#### WRITTEN INSTRUCTION:
Reproduce the lines exactly, beginning with the line that has "Generate a component" and ending with the line that has "import * as React from 'react';". Images are left out.

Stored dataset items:
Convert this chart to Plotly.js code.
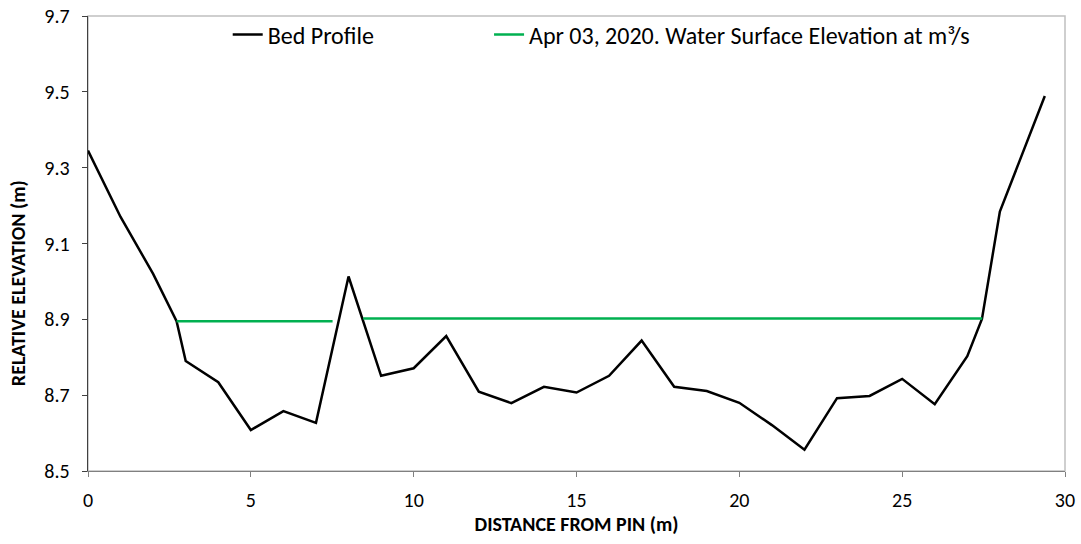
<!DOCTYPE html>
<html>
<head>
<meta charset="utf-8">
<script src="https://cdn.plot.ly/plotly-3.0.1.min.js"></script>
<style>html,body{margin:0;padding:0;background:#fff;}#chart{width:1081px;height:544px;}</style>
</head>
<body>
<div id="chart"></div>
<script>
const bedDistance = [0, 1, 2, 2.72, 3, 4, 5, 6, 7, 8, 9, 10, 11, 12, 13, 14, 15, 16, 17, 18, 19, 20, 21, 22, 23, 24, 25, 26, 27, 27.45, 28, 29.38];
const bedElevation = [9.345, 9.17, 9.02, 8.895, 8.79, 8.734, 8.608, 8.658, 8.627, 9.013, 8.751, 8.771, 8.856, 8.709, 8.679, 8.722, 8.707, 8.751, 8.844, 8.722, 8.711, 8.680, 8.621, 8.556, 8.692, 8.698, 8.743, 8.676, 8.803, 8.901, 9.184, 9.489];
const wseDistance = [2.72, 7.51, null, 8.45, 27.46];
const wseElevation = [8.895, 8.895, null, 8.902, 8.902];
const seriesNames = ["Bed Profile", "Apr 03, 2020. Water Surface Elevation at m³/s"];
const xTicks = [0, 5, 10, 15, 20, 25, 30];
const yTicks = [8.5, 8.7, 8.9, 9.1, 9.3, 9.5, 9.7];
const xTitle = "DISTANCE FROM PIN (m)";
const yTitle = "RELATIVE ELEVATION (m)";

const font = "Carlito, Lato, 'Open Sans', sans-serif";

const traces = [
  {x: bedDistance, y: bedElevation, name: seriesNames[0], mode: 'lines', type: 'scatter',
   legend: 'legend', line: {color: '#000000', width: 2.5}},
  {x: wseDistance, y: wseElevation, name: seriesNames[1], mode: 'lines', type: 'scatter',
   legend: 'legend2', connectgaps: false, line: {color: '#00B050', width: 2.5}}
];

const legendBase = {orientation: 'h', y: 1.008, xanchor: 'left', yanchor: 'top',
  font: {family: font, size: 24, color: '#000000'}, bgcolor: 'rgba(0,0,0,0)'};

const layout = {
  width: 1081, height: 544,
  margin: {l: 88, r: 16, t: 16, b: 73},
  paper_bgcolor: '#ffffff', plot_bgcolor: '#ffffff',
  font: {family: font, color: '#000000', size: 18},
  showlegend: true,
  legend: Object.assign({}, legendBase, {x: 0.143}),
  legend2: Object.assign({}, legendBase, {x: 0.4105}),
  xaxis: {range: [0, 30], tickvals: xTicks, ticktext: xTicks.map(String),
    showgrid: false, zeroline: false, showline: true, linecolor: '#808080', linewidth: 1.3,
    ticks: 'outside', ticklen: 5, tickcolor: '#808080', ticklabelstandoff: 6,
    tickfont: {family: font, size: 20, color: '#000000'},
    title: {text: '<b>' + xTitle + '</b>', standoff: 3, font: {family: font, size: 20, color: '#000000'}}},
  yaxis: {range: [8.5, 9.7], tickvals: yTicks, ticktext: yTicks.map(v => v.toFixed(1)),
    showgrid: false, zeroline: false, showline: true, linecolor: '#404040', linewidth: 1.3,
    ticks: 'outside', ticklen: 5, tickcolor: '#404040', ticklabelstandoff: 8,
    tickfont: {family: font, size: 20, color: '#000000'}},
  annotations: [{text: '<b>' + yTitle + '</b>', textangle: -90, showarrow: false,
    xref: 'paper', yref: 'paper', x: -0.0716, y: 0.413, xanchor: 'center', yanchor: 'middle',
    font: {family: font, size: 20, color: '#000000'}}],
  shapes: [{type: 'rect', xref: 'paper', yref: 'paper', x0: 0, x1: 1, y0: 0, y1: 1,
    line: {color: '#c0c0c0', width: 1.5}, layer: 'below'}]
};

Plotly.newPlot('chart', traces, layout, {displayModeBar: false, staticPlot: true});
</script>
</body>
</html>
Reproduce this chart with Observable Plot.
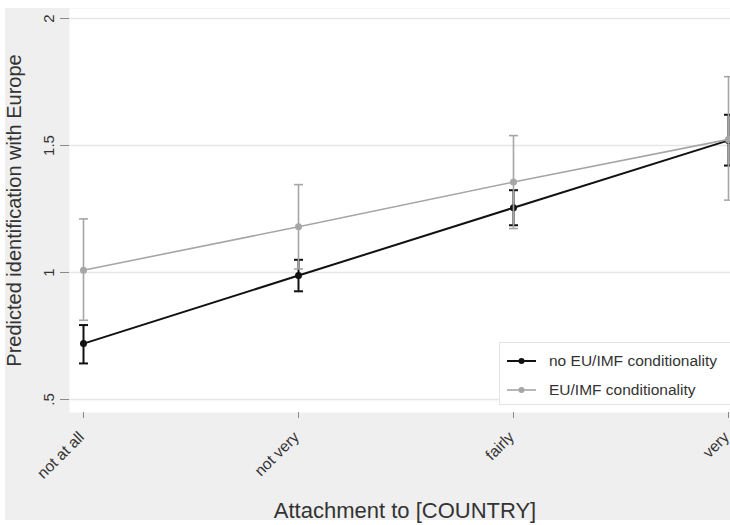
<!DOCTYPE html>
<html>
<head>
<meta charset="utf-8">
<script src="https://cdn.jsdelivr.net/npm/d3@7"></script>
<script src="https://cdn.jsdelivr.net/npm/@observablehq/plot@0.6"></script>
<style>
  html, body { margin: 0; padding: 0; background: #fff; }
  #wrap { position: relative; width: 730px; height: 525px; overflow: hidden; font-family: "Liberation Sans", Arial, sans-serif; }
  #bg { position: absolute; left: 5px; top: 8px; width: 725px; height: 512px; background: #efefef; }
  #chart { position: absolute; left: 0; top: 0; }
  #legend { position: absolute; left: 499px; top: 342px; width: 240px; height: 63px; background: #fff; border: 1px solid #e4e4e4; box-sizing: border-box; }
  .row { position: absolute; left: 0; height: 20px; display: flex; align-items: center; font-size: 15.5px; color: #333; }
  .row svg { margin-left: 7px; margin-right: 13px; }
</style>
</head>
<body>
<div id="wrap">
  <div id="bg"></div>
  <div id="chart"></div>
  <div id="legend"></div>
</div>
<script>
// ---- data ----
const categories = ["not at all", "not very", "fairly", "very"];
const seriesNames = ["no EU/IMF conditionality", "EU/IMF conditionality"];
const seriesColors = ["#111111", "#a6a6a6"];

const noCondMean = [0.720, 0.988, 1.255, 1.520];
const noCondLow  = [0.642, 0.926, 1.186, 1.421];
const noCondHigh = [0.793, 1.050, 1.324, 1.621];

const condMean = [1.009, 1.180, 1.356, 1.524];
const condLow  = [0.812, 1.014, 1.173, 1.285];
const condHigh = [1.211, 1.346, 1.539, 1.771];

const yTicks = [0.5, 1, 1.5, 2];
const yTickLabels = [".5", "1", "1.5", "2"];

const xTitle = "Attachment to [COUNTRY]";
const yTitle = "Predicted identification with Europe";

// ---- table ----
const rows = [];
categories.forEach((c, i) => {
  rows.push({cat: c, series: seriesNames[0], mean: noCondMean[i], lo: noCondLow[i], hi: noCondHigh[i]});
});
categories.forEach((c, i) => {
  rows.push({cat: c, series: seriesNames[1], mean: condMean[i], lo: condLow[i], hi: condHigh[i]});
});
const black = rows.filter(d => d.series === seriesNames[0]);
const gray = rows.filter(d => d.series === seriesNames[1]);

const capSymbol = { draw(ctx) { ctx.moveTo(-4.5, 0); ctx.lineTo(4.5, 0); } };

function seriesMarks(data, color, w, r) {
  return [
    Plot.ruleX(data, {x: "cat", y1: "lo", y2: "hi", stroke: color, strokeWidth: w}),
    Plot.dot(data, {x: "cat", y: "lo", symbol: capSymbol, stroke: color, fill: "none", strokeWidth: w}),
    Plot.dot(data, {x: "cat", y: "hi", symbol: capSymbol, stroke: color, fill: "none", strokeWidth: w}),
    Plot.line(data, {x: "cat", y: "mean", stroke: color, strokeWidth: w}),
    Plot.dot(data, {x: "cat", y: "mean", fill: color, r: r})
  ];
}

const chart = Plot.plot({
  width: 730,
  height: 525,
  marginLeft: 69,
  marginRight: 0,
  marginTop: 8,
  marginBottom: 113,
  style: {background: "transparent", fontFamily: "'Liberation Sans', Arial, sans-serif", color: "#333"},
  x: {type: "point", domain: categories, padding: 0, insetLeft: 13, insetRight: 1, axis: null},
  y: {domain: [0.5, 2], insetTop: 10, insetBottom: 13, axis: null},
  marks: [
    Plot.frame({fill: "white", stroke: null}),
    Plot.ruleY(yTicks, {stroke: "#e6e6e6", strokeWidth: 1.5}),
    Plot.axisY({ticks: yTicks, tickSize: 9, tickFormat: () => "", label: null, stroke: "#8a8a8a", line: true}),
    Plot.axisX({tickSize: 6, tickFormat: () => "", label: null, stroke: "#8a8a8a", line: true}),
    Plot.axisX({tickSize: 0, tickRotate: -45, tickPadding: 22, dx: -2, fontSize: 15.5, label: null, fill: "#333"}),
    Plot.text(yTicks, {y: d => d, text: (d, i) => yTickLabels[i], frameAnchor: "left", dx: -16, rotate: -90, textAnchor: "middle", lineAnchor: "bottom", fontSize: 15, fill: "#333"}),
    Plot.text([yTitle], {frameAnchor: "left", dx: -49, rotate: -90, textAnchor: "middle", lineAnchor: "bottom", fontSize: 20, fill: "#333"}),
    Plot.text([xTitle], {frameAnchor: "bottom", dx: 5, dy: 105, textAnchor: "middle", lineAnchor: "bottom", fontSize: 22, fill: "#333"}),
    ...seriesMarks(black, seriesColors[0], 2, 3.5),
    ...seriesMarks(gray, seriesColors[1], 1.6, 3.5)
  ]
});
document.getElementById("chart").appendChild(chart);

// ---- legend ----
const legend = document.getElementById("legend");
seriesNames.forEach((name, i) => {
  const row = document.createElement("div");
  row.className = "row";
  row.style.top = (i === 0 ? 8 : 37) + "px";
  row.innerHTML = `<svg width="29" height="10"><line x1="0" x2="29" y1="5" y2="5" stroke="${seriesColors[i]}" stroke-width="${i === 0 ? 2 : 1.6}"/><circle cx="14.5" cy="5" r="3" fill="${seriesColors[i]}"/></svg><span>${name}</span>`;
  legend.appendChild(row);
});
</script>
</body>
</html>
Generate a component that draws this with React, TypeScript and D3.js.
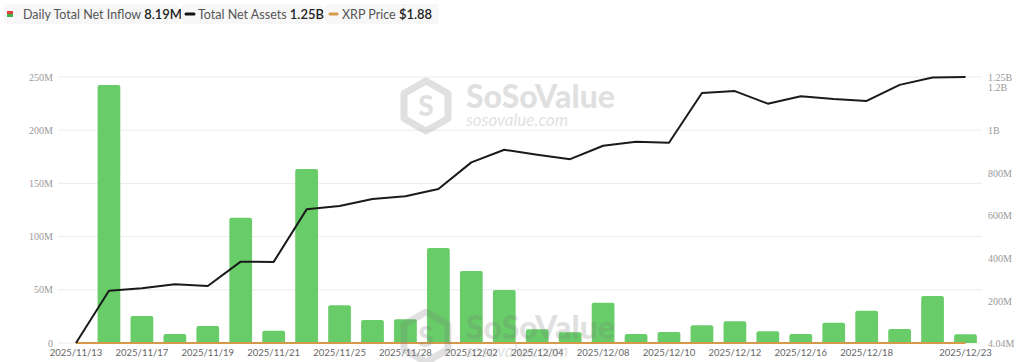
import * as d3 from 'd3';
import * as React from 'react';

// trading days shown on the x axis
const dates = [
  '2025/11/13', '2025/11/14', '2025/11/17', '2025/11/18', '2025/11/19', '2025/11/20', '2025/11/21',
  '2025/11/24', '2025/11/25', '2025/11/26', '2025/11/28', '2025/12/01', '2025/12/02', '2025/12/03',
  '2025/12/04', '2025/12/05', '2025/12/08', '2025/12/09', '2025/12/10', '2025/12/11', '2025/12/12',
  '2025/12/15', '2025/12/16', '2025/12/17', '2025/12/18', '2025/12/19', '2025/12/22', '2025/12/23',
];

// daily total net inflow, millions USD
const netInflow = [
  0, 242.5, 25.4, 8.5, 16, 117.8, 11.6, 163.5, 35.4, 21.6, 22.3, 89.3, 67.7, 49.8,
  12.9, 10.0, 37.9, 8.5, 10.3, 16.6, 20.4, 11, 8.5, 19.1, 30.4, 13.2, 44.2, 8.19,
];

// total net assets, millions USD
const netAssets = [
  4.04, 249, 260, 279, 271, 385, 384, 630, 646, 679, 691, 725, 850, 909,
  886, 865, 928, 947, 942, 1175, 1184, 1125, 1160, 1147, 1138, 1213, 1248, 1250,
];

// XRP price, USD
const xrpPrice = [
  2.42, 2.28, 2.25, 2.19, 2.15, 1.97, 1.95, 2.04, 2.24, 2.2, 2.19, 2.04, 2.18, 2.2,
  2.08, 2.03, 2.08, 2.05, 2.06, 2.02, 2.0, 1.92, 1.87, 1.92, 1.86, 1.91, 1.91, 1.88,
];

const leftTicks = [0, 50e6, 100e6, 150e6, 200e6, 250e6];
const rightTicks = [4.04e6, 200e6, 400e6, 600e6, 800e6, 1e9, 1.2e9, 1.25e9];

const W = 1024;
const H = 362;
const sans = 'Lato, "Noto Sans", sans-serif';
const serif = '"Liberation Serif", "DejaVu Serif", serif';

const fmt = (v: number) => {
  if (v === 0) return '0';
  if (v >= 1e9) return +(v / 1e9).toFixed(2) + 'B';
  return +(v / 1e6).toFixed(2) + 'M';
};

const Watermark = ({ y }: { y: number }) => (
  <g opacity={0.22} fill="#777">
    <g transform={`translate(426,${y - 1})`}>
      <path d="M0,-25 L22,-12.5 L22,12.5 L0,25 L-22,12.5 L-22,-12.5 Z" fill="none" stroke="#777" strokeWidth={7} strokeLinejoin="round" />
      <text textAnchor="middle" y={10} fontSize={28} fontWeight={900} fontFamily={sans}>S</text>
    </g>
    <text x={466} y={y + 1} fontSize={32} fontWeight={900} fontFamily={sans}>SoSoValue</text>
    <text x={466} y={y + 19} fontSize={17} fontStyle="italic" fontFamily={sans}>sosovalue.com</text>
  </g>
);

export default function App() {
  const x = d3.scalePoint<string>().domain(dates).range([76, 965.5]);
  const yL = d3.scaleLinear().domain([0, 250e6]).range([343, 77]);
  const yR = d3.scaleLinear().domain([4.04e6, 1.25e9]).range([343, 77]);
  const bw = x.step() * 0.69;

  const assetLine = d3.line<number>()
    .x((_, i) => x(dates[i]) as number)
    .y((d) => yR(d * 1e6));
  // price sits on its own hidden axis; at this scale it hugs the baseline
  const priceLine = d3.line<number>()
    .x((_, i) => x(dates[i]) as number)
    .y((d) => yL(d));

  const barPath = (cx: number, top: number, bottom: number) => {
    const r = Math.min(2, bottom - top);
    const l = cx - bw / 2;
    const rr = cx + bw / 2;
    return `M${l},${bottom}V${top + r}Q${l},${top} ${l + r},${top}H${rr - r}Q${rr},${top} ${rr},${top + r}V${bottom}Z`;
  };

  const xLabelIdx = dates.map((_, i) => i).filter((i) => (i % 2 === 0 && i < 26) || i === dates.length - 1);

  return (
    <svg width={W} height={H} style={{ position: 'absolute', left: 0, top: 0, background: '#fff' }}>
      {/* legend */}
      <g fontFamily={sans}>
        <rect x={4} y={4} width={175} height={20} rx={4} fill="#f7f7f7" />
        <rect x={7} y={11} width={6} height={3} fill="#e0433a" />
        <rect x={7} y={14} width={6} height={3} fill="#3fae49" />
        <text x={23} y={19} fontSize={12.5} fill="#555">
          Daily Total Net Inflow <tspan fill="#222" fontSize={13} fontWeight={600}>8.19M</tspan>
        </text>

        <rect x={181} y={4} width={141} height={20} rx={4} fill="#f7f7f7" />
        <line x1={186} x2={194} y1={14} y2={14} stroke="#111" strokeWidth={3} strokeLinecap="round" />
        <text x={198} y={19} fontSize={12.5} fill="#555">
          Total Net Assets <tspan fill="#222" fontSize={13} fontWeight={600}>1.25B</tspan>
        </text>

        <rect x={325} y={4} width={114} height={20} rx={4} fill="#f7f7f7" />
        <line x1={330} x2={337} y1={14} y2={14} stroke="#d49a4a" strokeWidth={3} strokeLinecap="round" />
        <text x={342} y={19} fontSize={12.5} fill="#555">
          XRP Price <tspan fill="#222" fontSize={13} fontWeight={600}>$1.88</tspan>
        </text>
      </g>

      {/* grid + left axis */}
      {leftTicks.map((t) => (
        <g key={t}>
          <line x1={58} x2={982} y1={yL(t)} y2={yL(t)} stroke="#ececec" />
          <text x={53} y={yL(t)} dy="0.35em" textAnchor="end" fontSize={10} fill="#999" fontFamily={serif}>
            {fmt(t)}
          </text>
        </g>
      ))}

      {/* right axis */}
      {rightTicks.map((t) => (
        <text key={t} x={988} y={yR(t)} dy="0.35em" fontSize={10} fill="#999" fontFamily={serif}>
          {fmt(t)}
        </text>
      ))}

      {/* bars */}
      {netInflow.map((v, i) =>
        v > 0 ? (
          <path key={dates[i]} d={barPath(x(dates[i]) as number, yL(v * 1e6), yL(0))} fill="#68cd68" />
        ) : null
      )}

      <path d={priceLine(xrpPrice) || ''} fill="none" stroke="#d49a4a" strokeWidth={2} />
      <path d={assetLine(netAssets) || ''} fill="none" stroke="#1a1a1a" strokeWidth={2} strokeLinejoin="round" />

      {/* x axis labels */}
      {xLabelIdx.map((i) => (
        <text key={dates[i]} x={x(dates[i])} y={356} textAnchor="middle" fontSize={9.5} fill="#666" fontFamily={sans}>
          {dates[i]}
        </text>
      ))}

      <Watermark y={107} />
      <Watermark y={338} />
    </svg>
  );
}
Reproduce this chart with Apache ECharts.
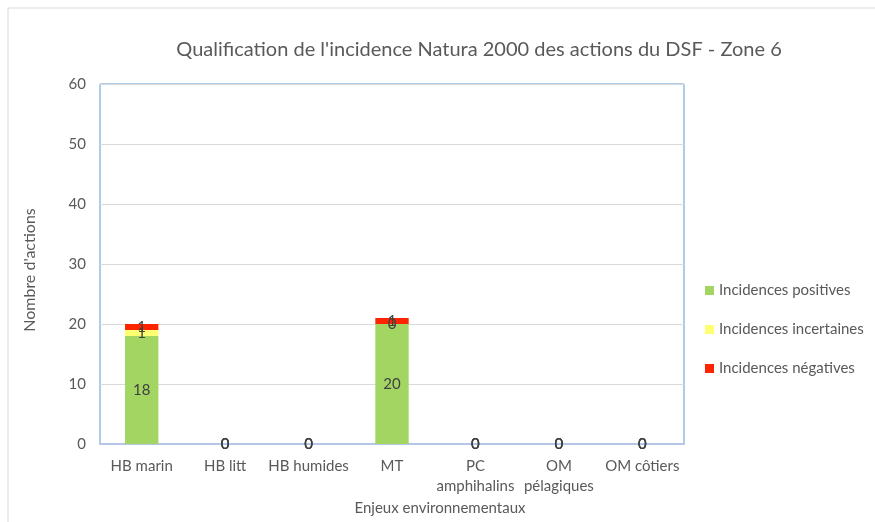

#### RESPONSE TO THIS EXERCISE:
Generate a component that draws this with React, TypeScript and D3.js.
import * as d3 from 'd3';
import * as React from 'react';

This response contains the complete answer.